9.8 Waiver. The failure of any party to insist on or enforce strict performance of any provision of this Agreement or to exercise any right or remedy under this Agreement or applicable law will not be construed as a waiver or relinquishment to any extent of the right to assert or rely upon any such provision, right or remedy in that or any other instance; rather, the same will be and remain in full force and effect. Waiver by either party of a breach of any provision contained herein must be in writing, and no such waiver will be construed as a waiver of any other and/or succeeding breach of such provision or a waiver of the provision itself.
9.9 Assignment. Customer will not have the right or the power to assign any of Customer’s rights or delegate the performance of any of Customer’s obligations under this Agreement without the prior written consent of Plan The Job, Inc., including in the case of a merger.
9.10 Force Majeure.

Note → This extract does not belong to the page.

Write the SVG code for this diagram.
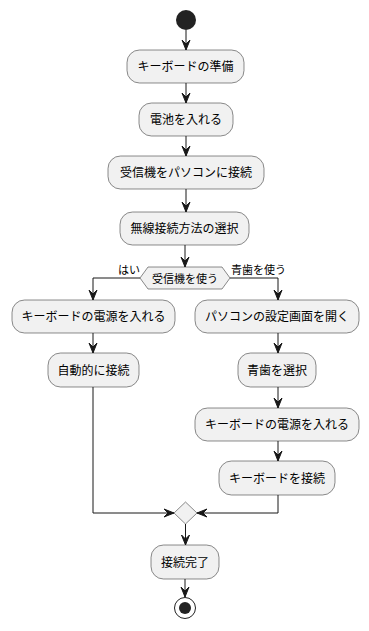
<svg xmlns="http://www.w3.org/2000/svg" width="369" height="631" viewBox="0 0 369 631">
<defs>
<style>
.box{fill:#F1F1F1;stroke:#181818;stroke-width:0.5}
.t{font-family:"Noto Sans CJK JP","Noto Sans",sans-serif;font-size:12px;fill:#000;text-anchor:middle}
.lb{font-family:"Noto Sans CJK JP","Noto Sans",sans-serif;font-size:11px;fill:#000}
.ln{fill:none;stroke:#181818;stroke-width:1}
.ah{fill:#181818;stroke:#181818;stroke-width:1}
</style>
</defs>
<rect width="369" height="631" fill="#FFFFFF"/>
<g id="start"><circle cx="186" cy="20" r="10" fill="#222222"/></g>
<g id="n1"><rect class="box" x="127" y="50" width="117" height="33" rx="12.5"/><text class="t" x="185.5" y="71">キーボードの準備</text></g>
<g id="n2"><rect class="box" x="139" y="103" width="94" height="33" rx="12.5"/><text class="t" x="186" y="124">電池を入れる</text></g>
<g id="n3"><rect class="box" x="108" y="156" width="156" height="33" rx="12.5"/><text class="t" x="186" y="177">受信機をパソコンに接続</text></g>
<g id="n4"><rect class="box" x="120" y="212" width="129" height="33" rx="12.5"/><text class="t" x="184.5" y="233">無線接続方法の選択</text></g>
<g id="d1"><polygon class="box" points="140,278 148,267 222,267 230,278 222,289 148,289"/><text class="t" x="185" y="282.5" style="font-size:11px">受信機を使う</text></g>
<g id="l1"><rect class="box" x="12" y="300" width="163" height="33" rx="12.5"/><text class="t" x="93.5" y="321">キーボードの電源を入れる</text></g>
<g id="l2"><rect class="box" x="48" y="353" width="91" height="34" rx="12.5"/><text class="t" x="93.5" y="374.5">自動的に接続</text></g>
<g id="r1"><rect class="box" x="195" y="300" width="164" height="33" rx="12.5"/><text class="t" x="277" y="321">パソコンの設定画面を開く</text></g>
<g id="r2"><rect class="box" x="238" y="353" width="78" height="34" rx="12.5"/><text class="t" x="277" y="374.5">青歯を選択</text></g>
<g id="r3"><rect class="box" x="195" y="408" width="164" height="33" rx="12.5"/><text class="t" x="277" y="429">キーボードの電源を入れる</text></g>
<g id="r4"><rect class="box" x="219" y="461" width="116" height="34" rx="12.5"/><text class="t" x="277" y="482.5">キーボードを接続</text></g>
<g id="d2"><polygon class="box" points="174,513 185.5,502 197,513 185.5,524"/></g>
<g id="n5"><rect class="box" x="151" y="545" width="68" height="34" rx="12.5"/><text class="t" x="185" y="566.5">接続完了</text></g>
<g id="end"><circle cx="185" cy="608" r="10.5" fill="none" stroke="#222222" stroke-width="1"/><circle cx="185" cy="608" r="6" fill="#222222"/></g>
<g id="connectors">
<path class="ln" d="M186,30 V50 M186,83 V103 M186,136 V156 M186,189 V212 M185,245 V267 M140,278 H93 V300 M230,278 H278 V300 M93,333 V353 M278,333 V353 M278,387 V408 M278,441 V461 M93,387 V513 H174 M278,495 V513 H197 M185.5,524 V545 M185,579 V597"/>
<polygon class="ah" points="182,40 186,50 190,40 186,44"/>
<polygon class="ah" points="182,93 186,103 190,93 186,97"/>
<polygon class="ah" points="182,146 186,156 190,146 186,150"/>
<polygon class="ah" points="182,202 186,212 190,202 186,206"/>
<polygon class="ah" points="181,257 185,267 189,257 185,261"/>
<polygon class="ah" points="89,290 93,300 97,290 93,294"/>
<polygon class="ah" points="274,290 278,300 282,290 278,294"/>
<polygon class="ah" points="89,343 93,353 97,343 93,347"/>
<polygon class="ah" points="274,343 278,353 282,343 278,347"/>
<polygon class="ah" points="274,398 278,408 282,398 278,402"/>
<polygon class="ah" points="274,451 278,461 282,451 278,455"/>
<polygon class="ah" points="164,509 174,513 164,517 168,513"/>
<polygon class="ah" points="207,509 197,513 207,517 203,513"/>
<polygon class="ah" points="181.5,535 185.5,545 189.5,535 185.5,539"/>
<polygon class="ah" points="181,587 185,597 189,587 185,591"/>
<text class="lb" x="118" y="274">はい</text>
<text class="lb" x="231" y="274">青歯を使う</text>
</g>
</svg>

Neither party will be liable for any losses arising out of the delay or interruption of its performance of obligations under the Agreement due to any acts of God, acts of civil or military authorities, civil disturbances, wars, strikes or other labor disputes, fires, transportation contingencies, interruptions in telecommunications, utility, Internet services or network provider services, acts or omissions of a third party, infiltration or disruption of Services by a third party by any means, including without limitation, DDoS attacks, software viruses, Trojan horses, worms, time bombs or any other software program or technology designed to disrupt or delay the Plan The Job, Inc. Products or services, or other catastrophes or any other occurrences which are beyond such parties' reasonable control (each a “Force Majeure Event”), provided that the party delayed will provide the other party notice of any such delay or interruption as soon as reasonably practicable, will use commercially reasonable efforts to minimize any delays or interruptions resulting from the Force Majeure Event and in no event will any failure to pay any monetary sum due under this Agreement be excused for any Force Majeure Event.

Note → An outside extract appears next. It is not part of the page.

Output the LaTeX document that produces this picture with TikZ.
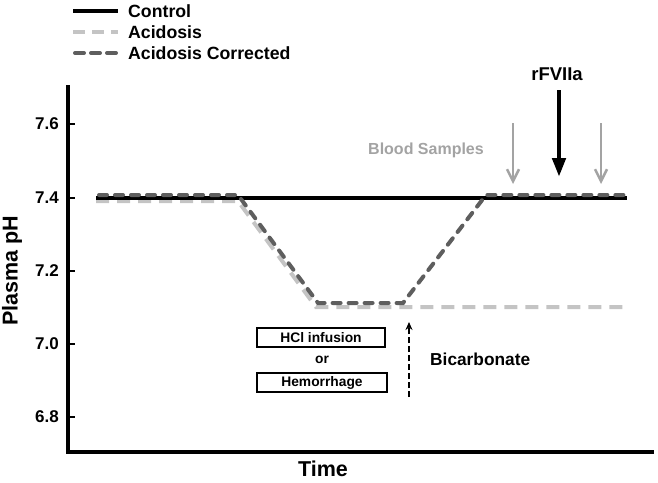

9.11 Telephone Recording. Customer acknowledges, agrees and consents to Plan The Job, Inc. monitoring and recording any customer service telephone conversations with Customer at any time, without additional further notice to the parties to such conversations.
9.12 Entire Agreement. This Agreement together with all of Plan The Job, Inc.'s policies referenced herein sets forth the entire understanding and agreement of the parties, and supersedes any and all prior or contemporaneous oral or written agreements or understandings between the parties, as to the subject matter of this Agreement. Customer acknowledges that this Agreement reflects an informed, voluntary allocation between Plan The Job, Inc. and Customer of all risks (both known and unknown) associated with the Plan The Job, Inc. products or Services.
9.13 Survival. The provisions of this Agreement relating to any fees or other amounts owed, payment of interest on unpaid fees, confidentiality, warranties, limitation of liability, indemnification, governing law, severability, headings and this paragraph shall survive termination or expiration of this Agreement.